[What you have to do] Leaving out the pictures, retype all the material exactly.

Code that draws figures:

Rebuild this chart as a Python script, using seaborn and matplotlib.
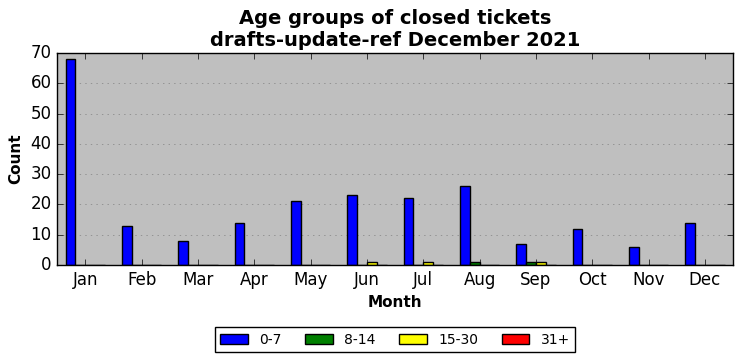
import numpy as np
import pandas as pd
import matplotlib
matplotlib.use("Agg")
import matplotlib.pyplot as plt
import seaborn as sns

# Daten aus dem Diagramm
months = ["Jan", "Feb", "Mar", "Apr", "May", "Jun",
          "Jul", "Aug", "Sep", "Oct", "Nov", "Dec"]
age_groups = ["0-7", "8-14", "15-30", "31+"]
counts_0_7 = [68, 13, 8, 14, 21, 23, 22, 26, 7, 12, 6, 14]
counts_8_14 = [0, 0, 0, 0, 0, 0, 0, 1, 1, 0, 0, 0]
counts_15_30 = [0, 0, 0, 0, 0, 1, 1, 0, 1, 0, 0, 0]
counts_31 = [0, 0, 0, 0, 0, 0, 0, 0, 0, 0, 0, 0]
colors = ["blue", "green", "yellow", "red"]

df = pd.DataFrame({
    "Month": months * 4,
    "Group": [g for g in age_groups for _ in months],
    "Count": counts_0_7 + counts_8_14 + counts_15_30 + counts_31,
})

plt.style.use("classic")
fig, ax = plt.subplots(figsize=(7.42, 3.61), dpi=100)
fig.patch.set_facecolor("white")
ax.set_facecolor("#bfbfbf")

sns.barplot(data=df, x="Month", y="Count", hue="Group", order=months,
            hue_order=age_groups, palette=colors, width=0.7, saturation=1,
            edgecolor="black", linewidth=1, errorbar=None, ax=ax)

ax.set_ylim(0, 70)
ax.set_xlim(-0.5, 11.5)
ax.yaxis.grid(True, linestyle=":", color="gray")
ax.set_axisbelow(True)
ax.set_title("Age groups of closed tickets\ndrafts-update-ref December 2021",
             fontsize=14, fontweight="bold")
ax.set_xlabel("Month", fontsize=11, fontweight="bold")
ax.set_ylabel("Count", fontsize=11, fontweight="bold")

ax.legend(loc="upper center", bbox_to_anchor=(0.5, -0.26), ncol=4,
          fontsize=10, fancybox=False, frameon=True, columnspacing=1.7)

fig.subplots_adjust(left=0.077, right=0.988, top=0.853, bottom=0.266)
fig.savefig("out.png", dpi=100, facecolor="white")
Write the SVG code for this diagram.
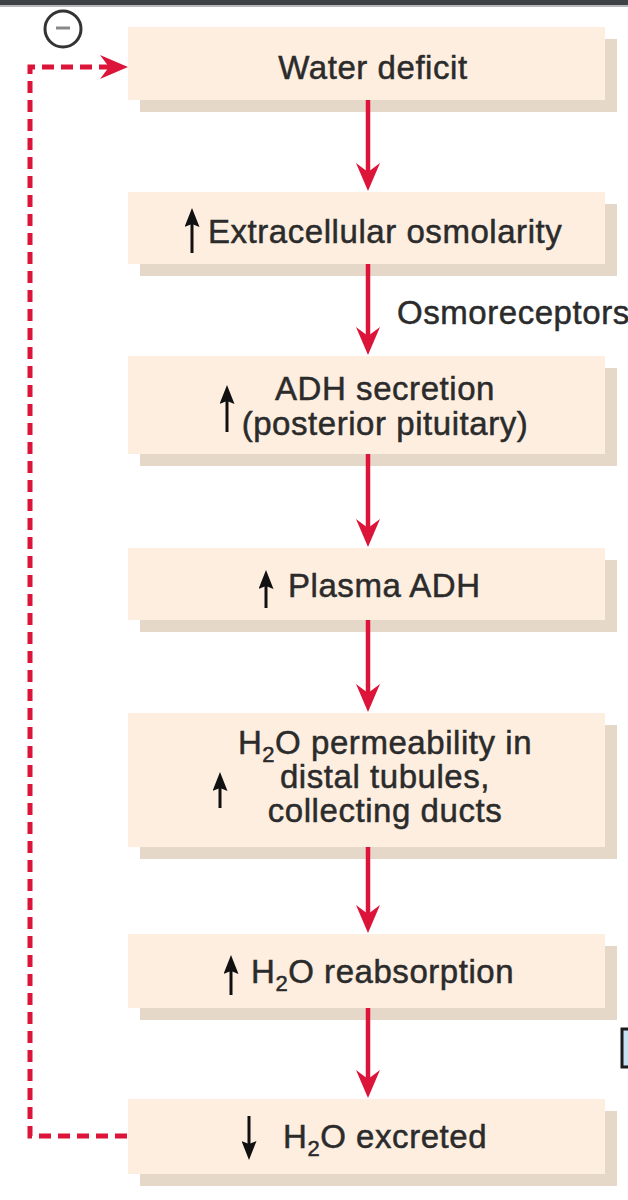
<svg xmlns="http://www.w3.org/2000/svg" width="628" height="1200" viewBox="0 0 628 1200">
<style>
.box{fill:#fdeee0}
.shadow{fill:#e6d8c9}
.t{font-family:"Liberation Sans",Arial,Helvetica,sans-serif;font-size:33px;fill:#2b2b2b;stroke:#2b2b2b;stroke-width:0.5px;letter-spacing:0.55px}
.c{text-anchor:middle}
.sub{font-size:22px}
.red{stroke:#dd1439;stroke-width:4.5;fill:none}
.dash{stroke:#dd1439;stroke-width:5;fill:none;stroke-dasharray:12 7}
.blk{stroke:#111;stroke-width:3;fill:none}
</style>
<defs>
<marker id="ra" viewBox="0 0 28 24" refX="9" refY="12" markerWidth="28" markerHeight="24" orient="auto" markerUnits="userSpaceOnUse">
<path d="M0,0 L28,12 L0,24 L9,12 Z" fill="#dd1439"/>
</marker>
<marker id="ba" viewBox="0 0 19 15" refX="3" refY="7.5" markerWidth="19" markerHeight="15" orient="auto" markerUnits="userSpaceOnUse">
<path d="M0,0 L19,7.5 L0,15 L3,7.5 Z" fill="#111"/>
</marker>
</defs>
<rect x="0" y="0" width="628" height="5" fill="#3e4246"/>
<rect x="0" y="5" width="628" height="2" fill="#b8b8b8"/>

<g id="minus">
<circle cx="63" cy="29" r="18" fill="#fff" stroke="#333" stroke-width="3"/>
<line x1="56" y1="28" x2="70" y2="28" stroke="#888" stroke-width="3"/>
</g>

<g id="n1">
<rect class="shadow" x="140" y="39" width="477" height="73"/>
<rect class="box" x="128" y="27" width="477" height="73"/>
<text class="t c" x="373" y="79">Water deficit</text>
</g>
<g id="n2">
<rect class="shadow" x="140" y="204" width="477" height="72"/>
<rect class="box" x="128" y="192" width="477" height="72"/>
<path class="blk" d="M192,253 V224" marker-end="url(#ba)"/>
<text class="t" x="208" y="243">Extracellular osmolarity</text>
</g>
<g id="n3">
<rect class="shadow" x="140" y="368" width="477" height="98"/>
<rect class="box" x="128" y="356" width="477" height="98"/>
<path class="blk" d="M227,432 V401" marker-end="url(#ba)"/>
<text class="t c" x="385" y="400">ADH secretion</text>
<text class="t c" x="385" y="435">(posterior pituitary)</text>
</g>
<g id="n4">
<rect class="shadow" x="140" y="560" width="477" height="72"/>
<rect class="box" x="128" y="548" width="477" height="72"/>
<path class="blk" d="M266,608 V586" marker-end="url(#ba)"/>
<text class="t" x="288" y="597">Plasma ADH</text>
</g>
<g id="n5">
<rect class="shadow" x="140" y="725" width="477" height="134"/>
<rect class="box" x="128" y="713" width="477" height="134"/>
<path class="blk" d="M220,808 V788" marker-end="url(#ba)"/>
<text class="t c" x="385" y="754">H<tspan class="sub" dy="8">2</tspan><tspan dy="-8">O permeability in</tspan></text>
<text class="t c" x="385" y="788">distal tubules,</text>
<text class="t c" x="385" y="822">collecting ducts</text>
</g>
<g id="n6">
<rect class="shadow" x="140" y="946" width="477" height="74"/>
<rect class="box" x="128" y="934" width="477" height="74"/>
<path class="blk" d="M231,995 V971" marker-end="url(#ba)"/>
<text class="t" x="251" y="983">H<tspan class="sub" dy="8">2</tspan><tspan dy="-8">O reabsorption</tspan></text>
</g>
<g id="n7">
<rect class="shadow" x="140" y="1111" width="477" height="75"/>
<rect class="box" x="128" y="1099" width="477" height="75"/>
<path class="blk" d="M249,1116 V1144" marker-end="url(#ba)"/>
<text class="t" x="283" y="1148">H<tspan class="sub" dy="8">2</tspan><tspan dy="-8">O excreted</tspan></text>
</g>

<g id="connectors">
<path class="red" d="M368,100 V172" marker-end="url(#ra)"/>
<path class="red" d="M368,264 V336" marker-end="url(#ra)"/>
<path class="red" d="M368,454 V528" marker-end="url(#ra)"/>
<path class="red" d="M368,620 V693" marker-end="url(#ra)"/>
<path class="red" d="M368,847 V914" marker-end="url(#ra)"/>
<path class="red" d="M368,1008 V1079" marker-end="url(#ra)"/>
<path class="dash" d="M127,1136 H30 V67 H109" marker-end="url(#ra)"/>
<text class="t" x="397" y="324">Osmoreceptors</text>
</g>

<rect x="622" y="1029" width="12" height="38" fill="#c4e2f2" stroke="#1a1a1a" stroke-width="3"/>
</svg>
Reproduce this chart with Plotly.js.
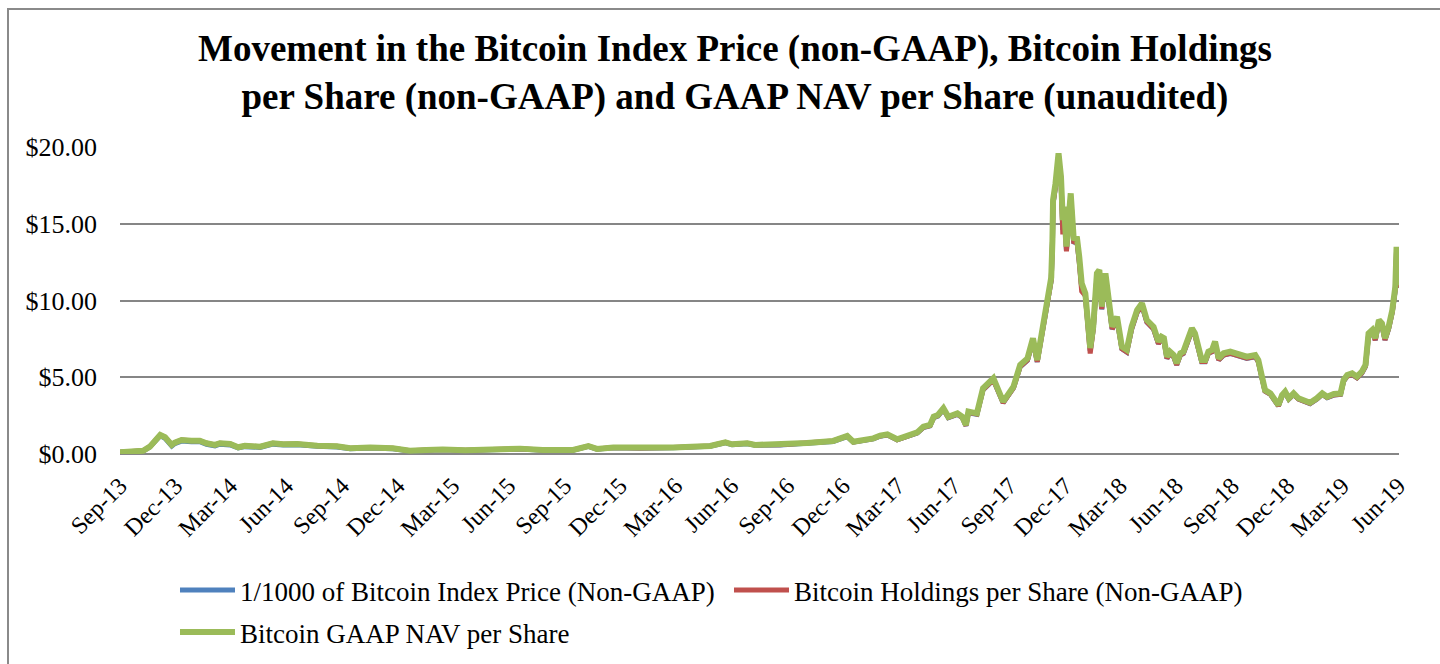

[Result of the task]
Rebuild this chart as a Python script, using seaborn and matplotlib.
import numpy as np
import pandas as pd
import matplotlib
matplotlib.use("Agg")
import matplotlib.pyplot as plt
import seaborn as sns

# Daten aus dem Diagramm
months = ["Jan", "Feb", "Mar", "Apr", "May", "Jun",
          "Jul", "Aug", "Sep", "Oct", "Nov", "Dec"]
age_groups = ["0-7", "8-14", "15-30", "31+"]
counts_0_7 = [68, 13, 8, 14, 21, 23, 22, 26, 7, 12, 6, 14]
counts_8_14 = [0, 0, 0, 0, 0, 0, 0, 1, 1, 0, 0, 0]
counts_15_30 = [0, 0, 0, 0, 0, 1, 1, 0, 1, 0, 0, 0]
counts_31 = [0, 0, 0, 0, 0, 0, 0, 0, 0, 0, 0, 0]
colors = ["blue", "green", "yellow", "red"]

df = pd.DataFrame({
    "Month": months * 4,
    "Group": [g for g in age_groups for _ in months],
    "Count": counts_0_7 + counts_8_14 + counts_15_30 + counts_31,
})

plt.style.use("classic")
fig, ax = plt.subplots(figsize=(7.42, 3.61), dpi=100)
fig.patch.set_facecolor("white")
ax.set_facecolor("#bfbfbf")

sns.barplot(data=df, x="Month", y="Count", hue="Group", order=months,
            hue_order=age_groups, palette=colors, width=0.7, saturation=1,
            edgecolor="black", linewidth=1, errorbar=None, ax=ax)

ax.set_ylim(0, 70)
ax.set_xlim(-0.5, 11.5)
ax.yaxis.grid(True, linestyle=":", color="gray")
ax.set_axisbelow(True)
ax.set_title("Age groups of closed tickets\ndrafts-update-ref December 2021",
             fontsize=14, fontweight="bold")
ax.set_xlabel("Month", fontsize=11, fontweight="bold")
ax.set_ylabel("Count", fontsize=11, fontweight="bold")

ax.legend(loc="upper center", bbox_to_anchor=(0.5, -0.26), ncol=4,
          fontsize=10, fancybox=False, frameon=True, columnspacing=1.7)

fig.subplots_adjust(left=0.077, right=0.988, top=0.853, bottom=0.266)
fig.savefig("out.png", dpi=100, facecolor="white")
Write the SVG code for this diagram.
<svg xmlns="http://www.w3.org/2000/svg" width="628" height="1200" viewBox="0 0 628 1200">
<style>
.box{fill:#fdeee0}
.shadow{fill:#e6d8c9}
.t{font-family:"Liberation Sans",Arial,Helvetica,sans-serif;font-size:33px;fill:#2b2b2b;stroke:#2b2b2b;stroke-width:0.5px;letter-spacing:0.55px}
.c{text-anchor:middle}
.sub{font-size:22px}
.red{stroke:#dd1439;stroke-width:4.5;fill:none}
.dash{stroke:#dd1439;stroke-width:5;fill:none;stroke-dasharray:12 7}
.blk{stroke:#111;stroke-width:3;fill:none}
</style>
<defs>
<marker id="ra" viewBox="0 0 28 24" refX="9" refY="12" markerWidth="28" markerHeight="24" orient="auto" markerUnits="userSpaceOnUse">
<path d="M0,0 L28,12 L0,24 L9,12 Z" fill="#dd1439"/>
</marker>
<marker id="ba" viewBox="0 0 19 15" refX="3" refY="7.5" markerWidth="19" markerHeight="15" orient="auto" markerUnits="userSpaceOnUse">
<path d="M0,0 L19,7.5 L0,15 L3,7.5 Z" fill="#111"/>
</marker>
</defs>
<rect x="0" y="0" width="628" height="5" fill="#3e4246"/>
<rect x="0" y="5" width="628" height="2" fill="#b8b8b8"/>

<g id="minus">
<circle cx="63" cy="29" r="18" fill="#fff" stroke="#333" stroke-width="3"/>
<line x1="56" y1="28" x2="70" y2="28" stroke="#888" stroke-width="3"/>
</g>

<g id="n1">
<rect class="shadow" x="140" y="39" width="477" height="73"/>
<rect class="box" x="128" y="27" width="477" height="73"/>
<text class="t c" x="373" y="79">Water deficit</text>
</g>
<g id="n2">
<rect class="shadow" x="140" y="204" width="477" height="72"/>
<rect class="box" x="128" y="192" width="477" height="72"/>
<path class="blk" d="M192,253 V224" marker-end="url(#ba)"/>
<text class="t" x="208" y="243">Extracellular osmolarity</text>
</g>
<g id="n3">
<rect class="shadow" x="140" y="368" width="477" height="98"/>
<rect class="box" x="128" y="356" width="477" height="98"/>
<path class="blk" d="M227,432 V401" marker-end="url(#ba)"/>
<text class="t c" x="385" y="400">ADH secretion</text>
<text class="t c" x="385" y="435">(posterior pituitary)</text>
</g>
<g id="n4">
<rect class="shadow" x="140" y="560" width="477" height="72"/>
<rect class="box" x="128" y="548" width="477" height="72"/>
<path class="blk" d="M266,608 V586" marker-end="url(#ba)"/>
<text class="t" x="288" y="597">Plasma ADH</text>
</g>
<g id="n5">
<rect class="shadow" x="140" y="725" width="477" height="134"/>
<rect class="box" x="128" y="713" width="477" height="134"/>
<path class="blk" d="M220,808 V788" marker-end="url(#ba)"/>
<text class="t c" x="385" y="754">H<tspan class="sub" dy="8">2</tspan><tspan dy="-8">O permeability in</tspan></text>
<text class="t c" x="385" y="788">distal tubules,</text>
<text class="t c" x="385" y="822">collecting ducts</text>
</g>
<g id="n6">
<rect class="shadow" x="140" y="946" width="477" height="74"/>
<rect class="box" x="128" y="934" width="477" height="74"/>
<path class="blk" d="M231,995 V971" marker-end="url(#ba)"/>
<text class="t" x="251" y="983">H<tspan class="sub" dy="8">2</tspan><tspan dy="-8">O reabsorption</tspan></text>
</g>
<g id="n7">
<rect class="shadow" x="140" y="1111" width="477" height="75"/>
<rect class="box" x="128" y="1099" width="477" height="75"/>
<path class="blk" d="M249,1116 V1144" marker-end="url(#ba)"/>
<text class="t" x="283" y="1148">H<tspan class="sub" dy="8">2</tspan><tspan dy="-8">O excreted</tspan></text>
</g>

<g id="connectors">
<path class="red" d="M368,100 V172" marker-end="url(#ra)"/>
<path class="red" d="M368,264 V336" marker-end="url(#ra)"/>
<path class="red" d="M368,454 V528" marker-end="url(#ra)"/>
<path class="red" d="M368,620 V693" marker-end="url(#ra)"/>
<path class="red" d="M368,847 V914" marker-end="url(#ra)"/>
<path class="red" d="M368,1008 V1079" marker-end="url(#ra)"/>
<path class="dash" d="M127,1136 H30 V67 H109" marker-end="url(#ra)"/>
<text class="t" x="397" y="324">Osmoreceptors</text>
</g>

<rect x="622" y="1029" width="12" height="38" fill="#c4e2f2" stroke="#1a1a1a" stroke-width="3"/>
</svg>
Reproduce this chart with Plotly.js.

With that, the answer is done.